Aim:
Return the listing below exactly, with the pictures dropped.

Source data:
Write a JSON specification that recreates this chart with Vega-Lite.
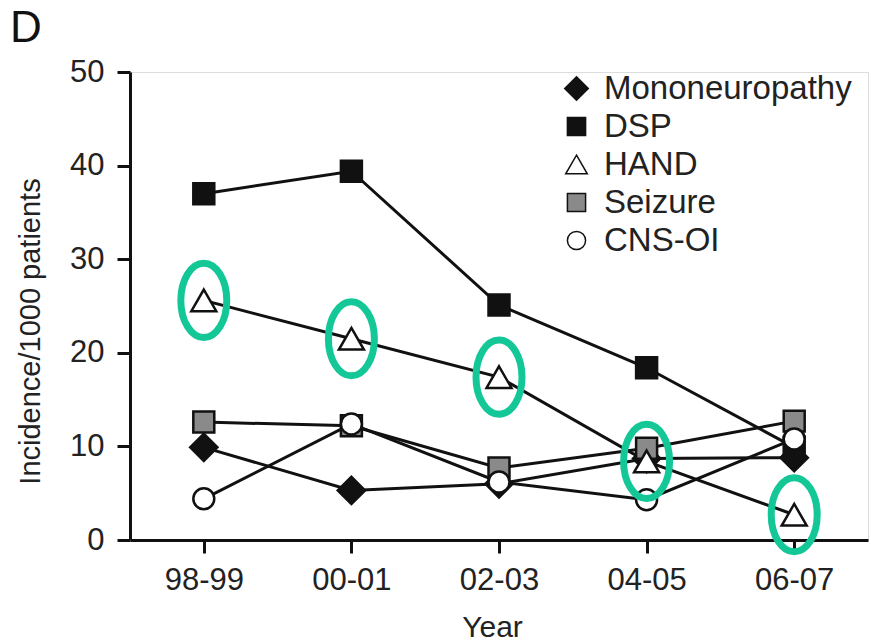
{
  "$schema": "https://vega.github.io/schema/vega-lite/v6.json",
  "width": 738,
  "height": 468,
  "autosize": {"type": "none"},
  "padding": {"left": 130, "top": 72, "right": 3, "bottom": 101},
  "background": "white",
  "title": {
    "text": "D",
    "anchor": "start",
    "frame": "group",
    "font": "Liberation Sans",
    "fontSize": 44,
    "fontWeight": "normal",
    "color": "#111111",
    "dx": -120,
    "offset": 5
  },
  "config": {
    "legend": {
      "orient": "none",
      "legendX": 430,
      "legendY": 0,
      "padding": 0,
      "labelFont": "Liberation Sans",
      "labelFontSize": 33,
      "labelColor": "#222222",
      "labelOffset": 11,
      "labelLimit": 0,
      "rowPadding": 4,
      "symbolSize": 330
    }
  },
  "data": {
    "values": [
      {"condition": "Mononeuropathy", "year": "98-99", "incidence": 9.9},
      {"condition": "Mononeuropathy", "year": "00-01", "incidence": 5.3},
      {"condition": "Mononeuropathy", "year": "02-03", "incidence": 6.0},
      {"condition": "Mononeuropathy", "year": "04-05", "incidence": 8.7},
      {"condition": "Mononeuropathy", "year": "06-07", "incidence": 8.8},
      {"condition": "DSP", "year": "98-99", "incidence": 37.0},
      {"condition": "DSP", "year": "00-01", "incidence": 39.4},
      {"condition": "DSP", "year": "02-03", "incidence": 25.1},
      {"condition": "DSP", "year": "04-05", "incidence": 18.4},
      {"condition": "DSP", "year": "06-07", "incidence": 9.9},
      {"condition": "Seizure", "year": "98-99", "incidence": 12.6},
      {"condition": "Seizure", "year": "00-01", "incidence": 12.2},
      {"condition": "Seizure", "year": "02-03", "incidence": 7.7},
      {"condition": "Seizure", "year": "04-05", "incidence": 9.8},
      {"condition": "Seizure", "year": "06-07", "incidence": 12.7},
      {"condition": "HAND", "year": "98-99", "incidence": 25.6},
      {"condition": "HAND", "year": "00-01", "incidence": 21.5},
      {"condition": "HAND", "year": "02-03", "incidence": 17.4},
      {"condition": "HAND", "year": "04-05", "incidence": 8.4},
      {"condition": "HAND", "year": "06-07", "incidence": 2.7},
      {"condition": "CNS-OI", "year": "98-99", "incidence": 4.4},
      {"condition": "CNS-OI", "year": "00-01", "incidence": 12.4},
      {"condition": "CNS-OI", "year": "02-03", "incidence": 6.2},
      {"condition": "CNS-OI", "year": "04-05", "incidence": 4.3},
      {"condition": "CNS-OI", "year": "06-07", "incidence": 10.8}
    ]
  },
  "encoding": {
    "x": {
      "field": "year",
      "type": "ordinal",
      "sort": ["98-99", "00-01", "02-03", "04-05", "06-07"],
      "scale": {"type": "point", "padding": 0.5},
      "axis": {
        "title": "Year",
        "labelAngle": 0,
        "labelFont": "Liberation Sans",
        "labelFontSize": 31,
        "labelColor": "#222222",
        "labelPadding": 12,
        "tickSize": 13,
        "tickWidth": 3,
        "tickColor": "#111111",
        "domainWidth": 3,
        "domainColor": "#111111",
        "grid": false,
        "titleFont": "Liberation Sans",
        "titleFontSize": 30,
        "titleFontWeight": "normal",
        "titleColor": "#222222",
        "titleX": 362,
        "titleY": 96,
        "titleAlign": "center",
        "titleBaseline": "alphabetic"
      }
    },
    "y": {
      "field": "incidence",
      "type": "quantitative",
      "scale": {"domain": [0, 50], "nice": false},
      "axis": {
        "title": "Incidence/1000 patients",
        "values": [0, 10, 20, 30, 40, 50],
        "labelFont": "Liberation Sans",
        "labelFontSize": 31,
        "labelColor": "#222222",
        "labelPadding": 13,
        "tickSize": 13,
        "tickWidth": 3,
        "tickColor": "#111111",
        "domainWidth": 3,
        "domainColor": "#111111",
        "grid": false,
        "titleFont": "Liberation Sans",
        "titleFontSize": 29,
        "titleFontWeight": "normal",
        "titleColor": "#222222",
        "titleAngle": -90,
        "titleX": -100,
        "titleY": 259,
        "titleAlign": "center",
        "titleBaseline": "middle"
      }
    }
  },
  "layer": [
    {
      "mark": {"type": "line", "color": "#111111", "strokeWidth": 3},
      "encoding": {"detail": {"field": "condition"}}
    },
    {
      "mark": {"type": "point", "filled": true, "opacity": 1, "stroke": "#111111", "strokeWidth": 2.5, "size": 440},
      "encoding": {
        "shape": {
          "field": "condition",
          "type": "nominal",
          "title": null,
          "scale": {
            "domain": ["Mononeuropathy", "DSP", "HAND", "Seizure", "CNS-OI"],
            "range": [
              "M-1.3,0L0,-1.3L1.3,0L0,1.3Z",
              "square",
              "M0,-1.03L1.19,1.03L-1.19,1.03Z",
              "square",
              "circle"
            ]
          },
          "legend": {
            "encode": {
              "symbols": {
                "update": {
                  "stroke": {"value": "#111111"},
                  "strokeWidth": {"value": 2.5},
                  "opacity": {"value": 1}
                }
              }
            }
          }
        },
        "fill": {
          "field": "condition",
          "type": "nominal",
          "title": null,
          "scale": {
            "domain": ["Mononeuropathy", "DSP", "HAND", "Seizure", "CNS-OI"],
            "range": ["#111111", "#111111", "#ffffff", "#8a8a8a", "#ffffff"]
          }
        }
      }
    },
    {
      "transform": [{"filter": "datum.condition === 'HAND'"}],
      "mark": {
        "type": "point",
        "shape": "M0,-1A0.62,1,0,1,1,0,1A0.62,1,0,1,1,0,-1Z",
        "filled": false,
        "opacity": 1,
        "stroke": "#14c797",
        "strokeWidth": 7,
        "size": 5500
      }
    }
  ]
}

Full answer:
Write a JSON specification that recreates this chart with Vega-Lite.
{
  "$schema": "https://vega.github.io/schema/vega-lite/v6.json",
  "width": 738,
  "height": 468,
  "autosize": {"type": "none"},
  "padding": {"left": 130, "top": 72, "right": 3, "bottom": 101},
  "background": "white",
  "title": {
    "text": "D",
    "anchor": "start",
    "frame": "group",
    "font": "Liberation Sans",
    "fontSize": 44,
    "fontWeight": "normal",
    "color": "#111111",
    "dx": -120,
    "offset": 5
  },
  "config": {
    "legend": {
      "orient": "none",
      "legendX": 430,
      "legendY": 0,
      "padding": 0,
      "labelFont": "Liberation Sans",
      "labelFontSize": 33,
      "labelColor": "#222222",
      "labelOffset": 11,
      "labelLimit": 0,
      "rowPadding": 4,
      "symbolSize": 330
    }
  },
  "data": {
    "values": [
      {"condition": "Mononeuropathy", "year": "98-99", "incidence": 9.9},
      {"condition": "Mononeuropathy", "year": "00-01", "incidence": 5.3},
      {"condition": "Mononeuropathy", "year": "02-03", "incidence": 6.0},
      {"condition": "Mononeuropathy", "year": "04-05", "incidence": 8.7},
      {"condition": "Mononeuropathy", "year": "06-07", "incidence": 8.8},
      {"condition": "DSP", "year": "98-99", "incidence": 37.0},
      {"condition": "DSP", "year": "00-01", "incidence": 39.4},
      {"condition": "DSP", "year": "02-03", "incidence": 25.1},
      {"condition": "DSP", "year": "04-05", "incidence": 18.4},
      {"condition": "DSP", "year": "06-07", "incidence": 9.9},
      {"condition": "Seizure", "year": "98-99", "incidence": 12.6},
      {"condition": "Seizure", "year": "00-01", "incidence": 12.2},
      {"condition": "Seizure", "year": "02-03", "incidence": 7.7},
      {"condition": "Seizure", "year": "04-05", "incidence": 9.8},
      {"condition": "Seizure", "year": "06-07", "incidence": 12.7},
      {"condition": "HAND", "year": "98-99", "incidence": 25.6},
      {"condition": "HAND", "year": "00-01", "incidence": 21.5},
      {"condition": "HAND", "year": "02-03", "incidence": 17.4},
      {"condition": "HAND", "year": "04-05", "incidence": 8.4},
      {"condition": "HAND", "year": "06-07", "incidence": 2.7},
      {"condition": "CNS-OI", "year": "98-99", "incidence": 4.4},
      {"condition": "CNS-OI", "year": "00-01", "incidence": 12.4},
      {"condition": "CNS-OI", "year": "02-03", "incidence": 6.2},
      {"condition": "CNS-OI", "year": "04-05", "incidence": 4.3},
      {"condition": "CNS-OI", "year": "06-07", "incidence": 10.8}
    ]
  },
  "encoding": {
    "x": {
      "field": "year",
      "type": "ordinal",
      "sort": ["98-99", "00-01", "02-03", "04-05", "06-07"],
      "scale": {"type": "point", "padding": 0.5},
      "axis": {
        "title": "Year",
        "labelAngle": 0,
        "labelFont": "Liberation Sans",
        "labelFontSize": 31,
        "labelColor": "#222222",
        "labelPadding": 12,
        "tickSize": 13,
        "tickWidth": 3,
        "tickColor": "#111111",
        "domainWidth": 3,
        "domainColor": "#111111",
        "grid": false,
        "titleFont": "Liberation Sans",
        "titleFontSize": 30,
        "titleFontWeight": "normal",
        "titleColor": "#222222",
        "titleX": 362,
        "titleY": 96,
        "titleAlign": "center",
        "titleBaseline": "alphabetic"
      }
    },
    "y": {
      "field": "incidence",
      "type": "quantitative",
      "scale": {"domain": [0, 50], "nice": false},
      "axis": {
        "title": "Incidence/1000 patients",
        "values": [0, 10, 20, 30, 40, 50],
        "labelFont": "Liberation Sans",
        "labelFontSize": 31,
        "labelColor": "#222222",
        "labelPadding": 13,
        "tickSize": 13,
        "tickWidth": 3,
        "tickColor": "#111111",
        "domainWidth": 3,
        "domainColor": "#111111",
        "grid": false,
        "titleFont": "Liberation Sans",
        "titleFontSize": 29,
        "titleFontWeight": "normal",
        "titleColor": "#222222",
        "titleAngle": -90,
        "titleX": -100,
        "titleY": 259,
        "titleAlign": "center",
        "titleBaseline": "middle"
      }
    }
  },
  "layer": [
    {
      "mark": {"type": "line", "color": "#111111", "strokeWidth": 3},
      "encoding": {"detail": {"field": "condition"}}
    },
    {
      "mark": {"type": "point", "filled": true, "opacity": 1, "stroke": "#111111", "strokeWidth": 2.5, "size": 440},
      "encoding": {
        "shape": {
          "field": "condition",
          "type": "nominal",
          "title": null,
          "scale": {
            "domain": ["Mononeuropathy", "DSP", "HAND", "Seizure", "CNS-OI"],
            "range": [
              "M-1.3,0L0,-1.3L1.3,0L0,1.3Z",
              "square",
              "M0,-1.03L1.19,1.03L-1.19,1.03Z",
              "square",
              "circle"
            ]
          },
          "legend": {
            "encode": {
              "symbols": {
                "update": {
                  "stroke": {"value": "#111111"},
                  "strokeWidth": {"value": 2.5},
                  "opacity": {"value": 1}
                }
              }
            }
          }
        },
        "fill": {
          "field": "condition",
          "type": "nominal",
          "title": null,
          "scale": {
            "domain": ["Mononeuropathy", "DSP", "HAND", "Seizure", "CNS-OI"],
            "range": ["#111111", "#111111", "#ffffff", "#8a8a8a", "#ffffff"]
          }
        }
      }
    },
    {
      "transform": [{"filter": "datum.condition === 'HAND'"}],
      "mark": {
        "type": "point",
        "shape": "M0,-1A0.62,1,0,1,1,0,1A0.62,1,0,1,1,0,-1Z",
        "filled": false,
        "opacity": 1,
        "stroke": "#14c797",
        "strokeWidth": 7,
        "size": 5500
      }
    }
  ]
}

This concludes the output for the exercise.